April 04, 2025 – JPMorgan Chase, one of the nation’s leading financial institutions, has sounded the alarm on a looming recession in the United States, attributing much of the economic downturn to the effects of President Donald Trump’s tariff policies. In a stark revision of its economic projections, the bank now anticipates a contraction in the U.S. economy over the coming year, reversing earlier expectations of modest growth.

In a detailed report issued on Friday, Michael Feroli, JPMorgan’s chief U.S. economist, outlined the bank’s updated forecast, predicting a 0.3% decline in real gross domestic product (GDP) for the full year. This marks a dramatic shift from the bank’s previous estimate of 1.3% GDP growth, reflecting growing concerns about the stability of the U.S. economy. The revised outlook includes expected declines in economic output during the third and fourth quarters of 2025, signaling a potential recessionary period ahead.

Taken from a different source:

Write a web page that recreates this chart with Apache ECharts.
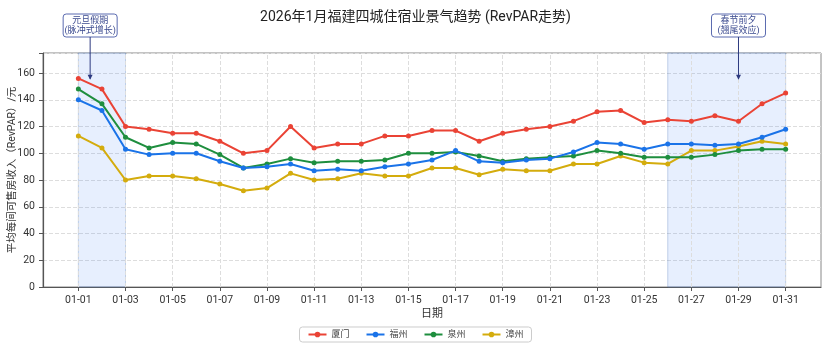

Feroli highlighted the reimposition and expansion of tariffs under President Trump’s administration as a primary driver of the anticipated slowdown. The tariffs, which have targeted a range of imported goods, are seen as disrupting supply chains, increasing costs for businesses, and dampening consumer spending. “The trade policies are creating a ripple effect across multiple sectors,” Feroli noted in the report, adding that the uncertainty surrounding tariff negotiations has further eroded business confidence.

The bank’s warning comes amid a broader debate over the economic consequences of Trump’s protectionist agenda, which has been a cornerstone of his administration’s strategy to bolster domestic industries. While supporters argue that the tariffs protect American jobs and reduce reliance on foreign goods, critics—including JPMorgan’s analysts—contend that the measures are stifling growth and risking a broader economic contraction.

JPMorgan’s revised forecast aligns with mounting unease among economists and market watchers, many of whom have pointed to slowing manufacturing activity, declining corporate investment, and weakening global demand as additional headwinds. The bank’s report suggests that these factors, compounded by the tariff burden, could tip the U.S. economy into negative territory by year’s end.

As financial markets digest the news, attention is likely to turn to the Federal Reserve and its next moves on interest rates. With recession fears intensifying, pressure may grow for monetary policy adjustments to cushion the blow. For now, JPMorgan’s sobering assessment serves as a wake-up call to businesses, policymakers, and investors bracing for a turbulent economic road ahead.